# [DATA LINES]
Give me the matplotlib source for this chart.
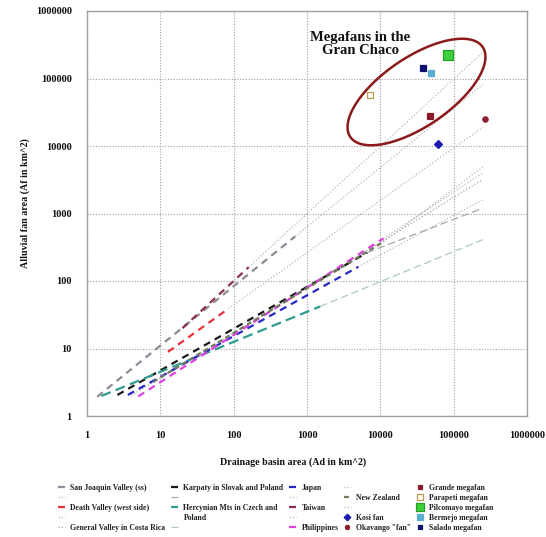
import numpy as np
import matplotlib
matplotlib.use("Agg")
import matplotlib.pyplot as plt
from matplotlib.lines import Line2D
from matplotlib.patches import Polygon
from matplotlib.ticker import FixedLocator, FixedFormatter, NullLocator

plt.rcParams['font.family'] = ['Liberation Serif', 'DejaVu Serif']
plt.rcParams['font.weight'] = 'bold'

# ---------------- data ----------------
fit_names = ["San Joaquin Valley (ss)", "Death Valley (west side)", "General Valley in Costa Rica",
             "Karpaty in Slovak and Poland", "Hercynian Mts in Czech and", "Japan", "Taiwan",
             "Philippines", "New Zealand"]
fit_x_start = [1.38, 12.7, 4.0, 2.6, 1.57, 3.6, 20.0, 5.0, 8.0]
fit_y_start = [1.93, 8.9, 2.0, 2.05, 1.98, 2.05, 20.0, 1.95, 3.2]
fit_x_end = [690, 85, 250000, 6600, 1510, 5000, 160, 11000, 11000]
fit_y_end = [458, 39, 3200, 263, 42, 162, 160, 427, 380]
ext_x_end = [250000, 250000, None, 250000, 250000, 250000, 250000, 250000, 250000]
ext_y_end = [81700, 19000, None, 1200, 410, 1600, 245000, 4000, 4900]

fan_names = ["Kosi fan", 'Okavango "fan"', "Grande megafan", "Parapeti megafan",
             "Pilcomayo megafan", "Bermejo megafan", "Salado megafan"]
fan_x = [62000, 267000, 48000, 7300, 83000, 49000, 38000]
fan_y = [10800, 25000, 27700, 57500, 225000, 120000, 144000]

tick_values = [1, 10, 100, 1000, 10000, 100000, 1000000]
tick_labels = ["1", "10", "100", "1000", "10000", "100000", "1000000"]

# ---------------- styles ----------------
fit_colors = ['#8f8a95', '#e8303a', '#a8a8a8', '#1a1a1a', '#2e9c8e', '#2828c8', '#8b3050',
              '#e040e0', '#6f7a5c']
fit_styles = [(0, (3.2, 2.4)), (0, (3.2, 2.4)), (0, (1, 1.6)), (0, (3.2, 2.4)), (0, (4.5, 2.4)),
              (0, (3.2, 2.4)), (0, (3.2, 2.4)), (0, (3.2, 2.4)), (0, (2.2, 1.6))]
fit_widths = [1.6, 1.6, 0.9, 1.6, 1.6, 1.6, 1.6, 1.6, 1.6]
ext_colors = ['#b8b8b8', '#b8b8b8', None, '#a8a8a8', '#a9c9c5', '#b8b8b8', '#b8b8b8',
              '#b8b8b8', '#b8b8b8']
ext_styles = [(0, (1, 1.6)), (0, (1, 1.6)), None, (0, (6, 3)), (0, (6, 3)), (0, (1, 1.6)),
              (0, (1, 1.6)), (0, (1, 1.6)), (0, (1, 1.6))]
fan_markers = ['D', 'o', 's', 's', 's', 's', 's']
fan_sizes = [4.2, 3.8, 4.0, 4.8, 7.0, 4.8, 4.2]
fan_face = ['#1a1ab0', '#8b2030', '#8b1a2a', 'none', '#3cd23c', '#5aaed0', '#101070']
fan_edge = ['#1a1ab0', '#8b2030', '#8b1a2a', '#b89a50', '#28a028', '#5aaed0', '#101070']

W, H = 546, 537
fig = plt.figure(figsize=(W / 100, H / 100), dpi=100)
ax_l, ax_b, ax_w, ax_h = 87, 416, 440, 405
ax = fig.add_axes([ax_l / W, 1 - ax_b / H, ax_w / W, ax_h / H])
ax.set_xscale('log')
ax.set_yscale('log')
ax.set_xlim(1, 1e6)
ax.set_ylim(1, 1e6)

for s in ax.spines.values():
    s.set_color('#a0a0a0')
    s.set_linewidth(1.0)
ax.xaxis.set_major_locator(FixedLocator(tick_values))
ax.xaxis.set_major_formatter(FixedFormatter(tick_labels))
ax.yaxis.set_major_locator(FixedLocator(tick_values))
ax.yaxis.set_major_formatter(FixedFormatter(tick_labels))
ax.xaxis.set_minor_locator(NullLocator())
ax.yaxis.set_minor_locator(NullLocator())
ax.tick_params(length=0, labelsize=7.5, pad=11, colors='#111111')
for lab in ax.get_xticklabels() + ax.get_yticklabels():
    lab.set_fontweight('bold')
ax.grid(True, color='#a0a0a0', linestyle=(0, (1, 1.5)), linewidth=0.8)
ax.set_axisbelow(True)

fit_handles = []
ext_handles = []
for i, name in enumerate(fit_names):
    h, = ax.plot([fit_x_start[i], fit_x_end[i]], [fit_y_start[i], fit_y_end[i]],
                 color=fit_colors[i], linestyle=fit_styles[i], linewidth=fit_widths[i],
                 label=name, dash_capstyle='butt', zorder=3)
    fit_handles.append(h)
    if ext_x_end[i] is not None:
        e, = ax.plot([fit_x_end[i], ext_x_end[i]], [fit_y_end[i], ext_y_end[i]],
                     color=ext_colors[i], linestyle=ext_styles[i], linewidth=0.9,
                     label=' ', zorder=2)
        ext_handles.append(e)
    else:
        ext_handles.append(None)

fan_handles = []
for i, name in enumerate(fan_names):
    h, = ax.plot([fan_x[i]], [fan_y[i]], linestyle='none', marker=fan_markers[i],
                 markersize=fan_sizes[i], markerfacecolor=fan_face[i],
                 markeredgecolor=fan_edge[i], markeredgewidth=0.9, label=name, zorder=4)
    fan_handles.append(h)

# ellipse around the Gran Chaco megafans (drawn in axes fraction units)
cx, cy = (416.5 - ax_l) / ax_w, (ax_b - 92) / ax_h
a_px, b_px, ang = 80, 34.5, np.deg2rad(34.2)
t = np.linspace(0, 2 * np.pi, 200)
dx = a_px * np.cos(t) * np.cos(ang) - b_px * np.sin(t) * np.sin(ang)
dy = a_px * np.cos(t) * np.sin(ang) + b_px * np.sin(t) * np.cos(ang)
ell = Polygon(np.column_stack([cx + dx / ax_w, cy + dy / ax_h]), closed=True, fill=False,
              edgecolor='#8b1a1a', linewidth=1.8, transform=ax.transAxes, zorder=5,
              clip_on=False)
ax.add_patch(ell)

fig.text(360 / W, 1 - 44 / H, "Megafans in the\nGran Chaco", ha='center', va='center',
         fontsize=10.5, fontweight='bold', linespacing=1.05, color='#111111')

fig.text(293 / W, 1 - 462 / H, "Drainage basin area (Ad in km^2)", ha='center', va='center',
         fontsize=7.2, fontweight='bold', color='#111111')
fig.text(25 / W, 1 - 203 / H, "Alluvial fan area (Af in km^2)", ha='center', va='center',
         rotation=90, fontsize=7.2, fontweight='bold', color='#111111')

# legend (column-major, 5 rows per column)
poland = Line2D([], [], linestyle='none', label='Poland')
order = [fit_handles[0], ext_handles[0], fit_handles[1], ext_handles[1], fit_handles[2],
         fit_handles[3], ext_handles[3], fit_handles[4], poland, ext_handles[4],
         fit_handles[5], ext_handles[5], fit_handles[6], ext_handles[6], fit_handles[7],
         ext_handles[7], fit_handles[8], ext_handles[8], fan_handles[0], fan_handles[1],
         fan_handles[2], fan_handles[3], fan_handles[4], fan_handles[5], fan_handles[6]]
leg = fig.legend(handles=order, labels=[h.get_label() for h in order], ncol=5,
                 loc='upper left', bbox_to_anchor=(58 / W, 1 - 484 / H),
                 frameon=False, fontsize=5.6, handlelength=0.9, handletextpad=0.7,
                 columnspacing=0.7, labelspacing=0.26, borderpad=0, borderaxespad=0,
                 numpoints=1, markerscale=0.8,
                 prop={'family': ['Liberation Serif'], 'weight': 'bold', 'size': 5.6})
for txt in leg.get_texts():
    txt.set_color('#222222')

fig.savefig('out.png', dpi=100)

# [AIM OF THE TASK]
Give an exact reproduction of every line, leaving out any picture.

# [REPLY TO THE EXERCISE]
Give me the matplotlib source for this chart.
import numpy as np
import matplotlib
matplotlib.use("Agg")
import matplotlib.pyplot as plt
from matplotlib.lines import Line2D
from matplotlib.patches import Polygon
from matplotlib.ticker import FixedLocator, FixedFormatter, NullLocator

plt.rcParams['font.family'] = ['Liberation Serif', 'DejaVu Serif']
plt.rcParams['font.weight'] = 'bold'

# ---------------- data ----------------
fit_names = ["San Joaquin Valley (ss)", "Death Valley (west side)", "General Valley in Costa Rica",
             "Karpaty in Slovak and Poland", "Hercynian Mts in Czech and", "Japan", "Taiwan",
             "Philippines", "New Zealand"]
fit_x_start = [1.38, 12.7, 4.0, 2.6, 1.57, 3.6, 20.0, 5.0, 8.0]
fit_y_start = [1.93, 8.9, 2.0, 2.05, 1.98, 2.05, 20.0, 1.95, 3.2]
fit_x_end = [690, 85, 250000, 6600, 1510, 5000, 160, 11000, 11000]
fit_y_end = [458, 39, 3200, 263, 42, 162, 160, 427, 380]
ext_x_end = [250000, 250000, None, 250000, 250000, 250000, 250000, 250000, 250000]
ext_y_end = [81700, 19000, None, 1200, 410, 1600, 245000, 4000, 4900]

fan_names = ["Kosi fan", 'Okavango "fan"', "Grande megafan", "Parapeti megafan",
             "Pilcomayo megafan", "Bermejo megafan", "Salado megafan"]
fan_x = [62000, 267000, 48000, 7300, 83000, 49000, 38000]
fan_y = [10800, 25000, 27700, 57500, 225000, 120000, 144000]

tick_values = [1, 10, 100, 1000, 10000, 100000, 1000000]
tick_labels = ["1", "10", "100", "1000", "10000", "100000", "1000000"]

# ---------------- styles ----------------
fit_colors = ['#8f8a95', '#e8303a', '#a8a8a8', '#1a1a1a', '#2e9c8e', '#2828c8', '#8b3050',
              '#e040e0', '#6f7a5c']
fit_styles = [(0, (3.2, 2.4)), (0, (3.2, 2.4)), (0, (1, 1.6)), (0, (3.2, 2.4)), (0, (4.5, 2.4)),
              (0, (3.2, 2.4)), (0, (3.2, 2.4)), (0, (3.2, 2.4)), (0, (2.2, 1.6))]
fit_widths = [1.6, 1.6, 0.9, 1.6, 1.6, 1.6, 1.6, 1.6, 1.6]
ext_colors = ['#b8b8b8', '#b8b8b8', None, '#a8a8a8', '#a9c9c5', '#b8b8b8', '#b8b8b8',
              '#b8b8b8', '#b8b8b8']
ext_styles = [(0, (1, 1.6)), (0, (1, 1.6)), None, (0, (6, 3)), (0, (6, 3)), (0, (1, 1.6)),
              (0, (1, 1.6)), (0, (1, 1.6)), (0, (1, 1.6))]
fan_markers = ['D', 'o', 's', 's', 's', 's', 's']
fan_sizes = [4.2, 3.8, 4.0, 4.8, 7.0, 4.8, 4.2]
fan_face = ['#1a1ab0', '#8b2030', '#8b1a2a', 'none', '#3cd23c', '#5aaed0', '#101070']
fan_edge = ['#1a1ab0', '#8b2030', '#8b1a2a', '#b89a50', '#28a028', '#5aaed0', '#101070']

W, H = 546, 537
fig = plt.figure(figsize=(W / 100, H / 100), dpi=100)
ax_l, ax_b, ax_w, ax_h = 87, 416, 440, 405
ax = fig.add_axes([ax_l / W, 1 - ax_b / H, ax_w / W, ax_h / H])
ax.set_xscale('log')
ax.set_yscale('log')
ax.set_xlim(1, 1e6)
ax.set_ylim(1, 1e6)

for s in ax.spines.values():
    s.set_color('#a0a0a0')
    s.set_linewidth(1.0)
ax.xaxis.set_major_locator(FixedLocator(tick_values))
ax.xaxis.set_major_formatter(FixedFormatter(tick_labels))
ax.yaxis.set_major_locator(FixedLocator(tick_values))
ax.yaxis.set_major_formatter(FixedFormatter(tick_labels))
ax.xaxis.set_minor_locator(NullLocator())
ax.yaxis.set_minor_locator(NullLocator())
ax.tick_params(length=0, labelsize=7.5, pad=11, colors='#111111')
for lab in ax.get_xticklabels() + ax.get_yticklabels():
    lab.set_fontweight('bold')
ax.grid(True, color='#a0a0a0', linestyle=(0, (1, 1.5)), linewidth=0.8)
ax.set_axisbelow(True)

fit_handles = []
ext_handles = []
for i, name in enumerate(fit_names):
    h, = ax.plot([fit_x_start[i], fit_x_end[i]], [fit_y_start[i], fit_y_end[i]],
                 color=fit_colors[i], linestyle=fit_styles[i], linewidth=fit_widths[i],
                 label=name, dash_capstyle='butt', zorder=3)
    fit_handles.append(h)
    if ext_x_end[i] is not None:
        e, = ax.plot([fit_x_end[i], ext_x_end[i]], [fit_y_end[i], ext_y_end[i]],
                     color=ext_colors[i], linestyle=ext_styles[i], linewidth=0.9,
                     label=' ', zorder=2)
        ext_handles.append(e)
    else:
        ext_handles.append(None)

fan_handles = []
for i, name in enumerate(fan_names):
    h, = ax.plot([fan_x[i]], [fan_y[i]], linestyle='none', marker=fan_markers[i],
                 markersize=fan_sizes[i], markerfacecolor=fan_face[i],
                 markeredgecolor=fan_edge[i], markeredgewidth=0.9, label=name, zorder=4)
    fan_handles.append(h)

# ellipse around the Gran Chaco megafans (drawn in axes fraction units)
cx, cy = (416.5 - ax_l) / ax_w, (ax_b - 92) / ax_h
a_px, b_px, ang = 80, 34.5, np.deg2rad(34.2)
t = np.linspace(0, 2 * np.pi, 200)
dx = a_px * np.cos(t) * np.cos(ang) - b_px * np.sin(t) * np.sin(ang)
dy = a_px * np.cos(t) * np.sin(ang) + b_px * np.sin(t) * np.cos(ang)
ell = Polygon(np.column_stack([cx + dx / ax_w, cy + dy / ax_h]), closed=True, fill=False,
              edgecolor='#8b1a1a', linewidth=1.8, transform=ax.transAxes, zorder=5,
              clip_on=False)
ax.add_patch(ell)

fig.text(360 / W, 1 - 44 / H, "Megafans in the\nGran Chaco", ha='center', va='center',
         fontsize=10.5, fontweight='bold', linespacing=1.05, color='#111111')

fig.text(293 / W, 1 - 462 / H, "Drainage basin area (Ad in km^2)", ha='center', va='center',
         fontsize=7.2, fontweight='bold', color='#111111')
fig.text(25 / W, 1 - 203 / H, "Alluvial fan area (Af in km^2)", ha='center', va='center',
         rotation=90, fontsize=7.2, fontweight='bold', color='#111111')

# legend (column-major, 5 rows per column)
poland = Line2D([], [], linestyle='none', label='Poland')
order = [fit_handles[0], ext_handles[0], fit_handles[1], ext_handles[1], fit_handles[2],
         fit_handles[3], ext_handles[3], fit_handles[4], poland, ext_handles[4],
         fit_handles[5], ext_handles[5], fit_handles[6], ext_handles[6], fit_handles[7],
         ext_handles[7], fit_handles[8], ext_handles[8], fan_handles[0], fan_handles[1],
         fan_handles[2], fan_handles[3], fan_handles[4], fan_handles[5], fan_handles[6]]
leg = fig.legend(handles=order, labels=[h.get_label() for h in order], ncol=5,
                 loc='upper left', bbox_to_anchor=(58 / W, 1 - 484 / H),
                 frameon=False, fontsize=5.6, handlelength=0.9, handletextpad=0.7,
                 columnspacing=0.7, labelspacing=0.26, borderpad=0, borderaxespad=0,
                 numpoints=1, markerscale=0.8,
                 prop={'family': ['Liberation Serif'], 'weight': 'bold', 'size': 5.6})
for txt in leg.get_texts():
    txt.set_color('#222222')

fig.savefig('out.png', dpi=100)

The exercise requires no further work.